Bring the water to a boil. Add the olive oil and quinoa. Lightly cover the pot and cook for 15 minutes.
Remove from heat, fluff with a fork, and set aside.
Bring a separate pot of water to a boil and blanch the cabbage leaves (submerge them in the boiling water for 1 minute, then immediately transfer the leaves to a bowl of cold water.) Set aside.
Peel and mince the garlic clove.
Peel the onion and chop it into small pieces.
Heat the remaining 2 tablespoons of olive oil in a medium-sized skillet.

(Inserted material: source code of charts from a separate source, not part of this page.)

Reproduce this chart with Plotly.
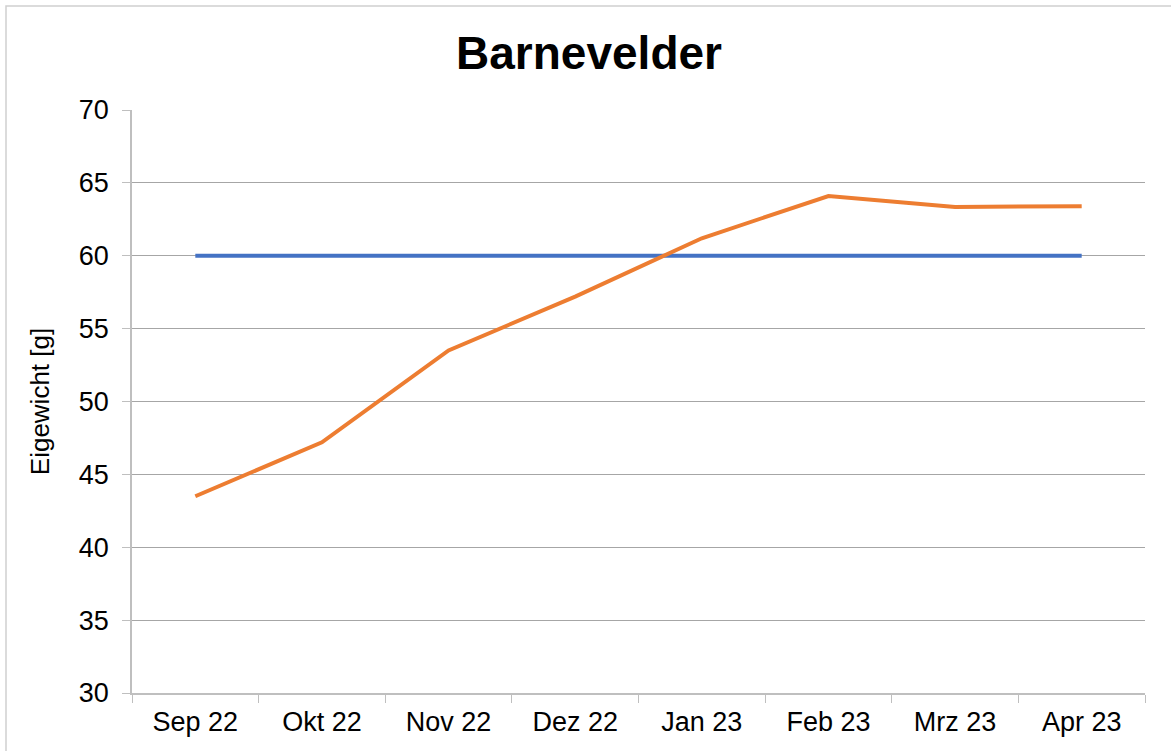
import plotly.graph_objects as go

categories = ["Sep 22", "Okt 22", "Nov 22", "Dez 22", "Jan 23", "Feb 23", "Mrz 23", "Apr 23"]
target = [60, 60, 60, 60, 60, 60, 60, 60]
eigewicht = [43.5, 47.2, 53.5, 57.2, 61.2, 64.1, 63.35, 63.4]
y_ticks = [30, 35, 40, 45, 50, 55, 60, 65, 70]

fig = go.Figure()
fig.add_trace(go.Scatter(x=categories, y=target, mode="lines",
                         line=dict(color="#4472C4", width=4), name="Soll"))
fig.add_trace(go.Scatter(x=categories, y=eigewicht, mode="lines",
                         line=dict(color="#ED7D31", width=4), name="Eigewicht"))

fig.update_layout(
    width=1171, height=751,
    margin=dict(l=132, r=26, t=110, b=58),
    paper_bgcolor="white", plot_bgcolor="white",
    showlegend=False,
    font=dict(family="Liberation Sans, Arial, sans-serif", color="black"),
    title=dict(text="<b>Barnevelder</b>", font=dict(size=46, color="black"),
               x=0.503, xref="container", xanchor="center",
               y=1 - 53 / 751, yref="container", yanchor="middle"),
    xaxis=dict(type="category", tickson="boundaries", ticks="outside", ticklen=8,
               tickcolor="#bfbfbf", showline=True, linecolor="#bfbfbf", linewidth=1.5,
               showgrid=False, tickfont=dict(size=27), range=[-0.5, 7.5],
               ticklabelstandoff=4),
    yaxis=dict(range=[30, 70], tickvals=y_ticks, ticks="outside", ticklen=8,
               tickcolor="#bfbfbf", showline=True, linecolor="#bfbfbf", linewidth=1.5,
               showgrid=True, gridcolor="#a6a6a6", gridwidth=1.2, zeroline=False,
               tickfont=dict(size=27), ticklabelstandoff=8,
               title=dict(text="Eigewicht [g]", font=dict(size=26), standoff=22)),
    shapes=[dict(type="rect", xref="paper", yref="paper",
                 x0=(6 - 132) / 1013, x1=1.2, y0=-0.3, y1=(693 - 6) / 583,
                 line=dict(color="#d0d0d0", width=1.5), layer="below")],
)

fig.write_html("out.html", config={"displayModeBar": False},
               post_script="document.body.style.margin='0px';")
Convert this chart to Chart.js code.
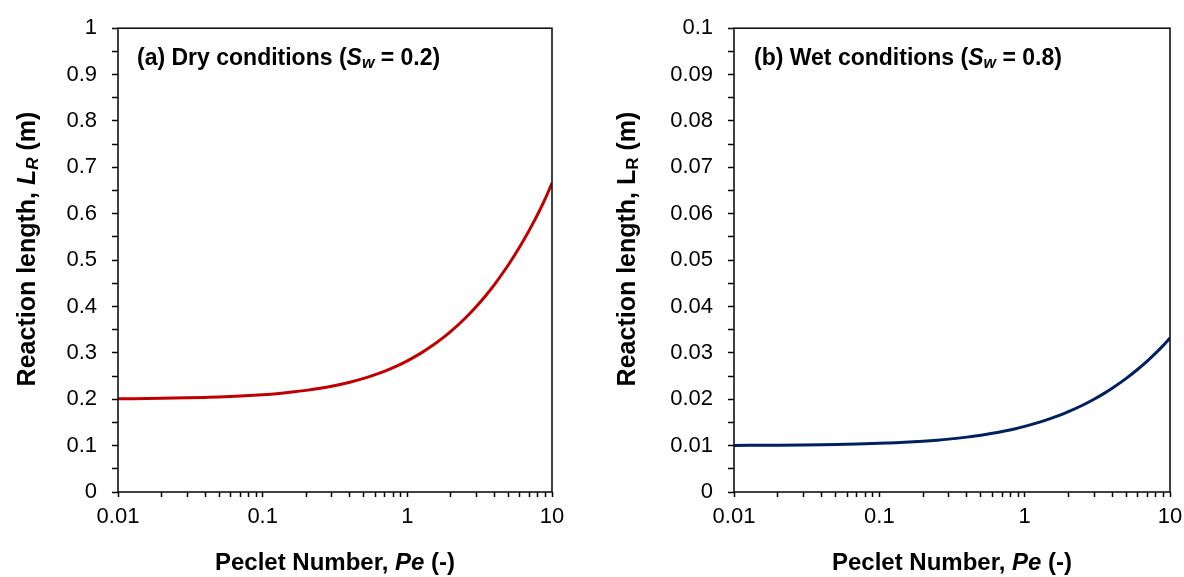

Add the garlic clove and stir. When the garlic releases its aroma, add the onions and stir to combine.
Cook, stirring frequently until the onions become transparent.
Add the butternut squash pieces and cook, stirring, until the pieces become soft and the onions start to crisp (about 20 minutes).
Chop up the sauerkraut and then mix it into the pan.
Cook, stirring to combine everything for another 5 minutes. Season the mixture with salt and pepper to taste.
Remove from heat. Let cool.
Add the egg, breadcrumbs, and pumpkin seeds to the cooked quinoa. Mix to combine thoroughly.
Combine the sauerkraut and quinoa mixture together.
Preheat the oven to 350 degrees F. Grease a medium-sized casserole dish.
Lay out the blanched cabbage leaves on the counter. Evenly divide the mixture between the leaves.
Roll up the mixture in the leaves and place in the casserole dish, tucking the ends in. Pour the vegetable broth over the top.
Place in the oven and bake for 15 minutes. Remove from the oven and let cool for 5 minutes before transferring to a platter.
Garnish with extra pumpkin seeds and serve.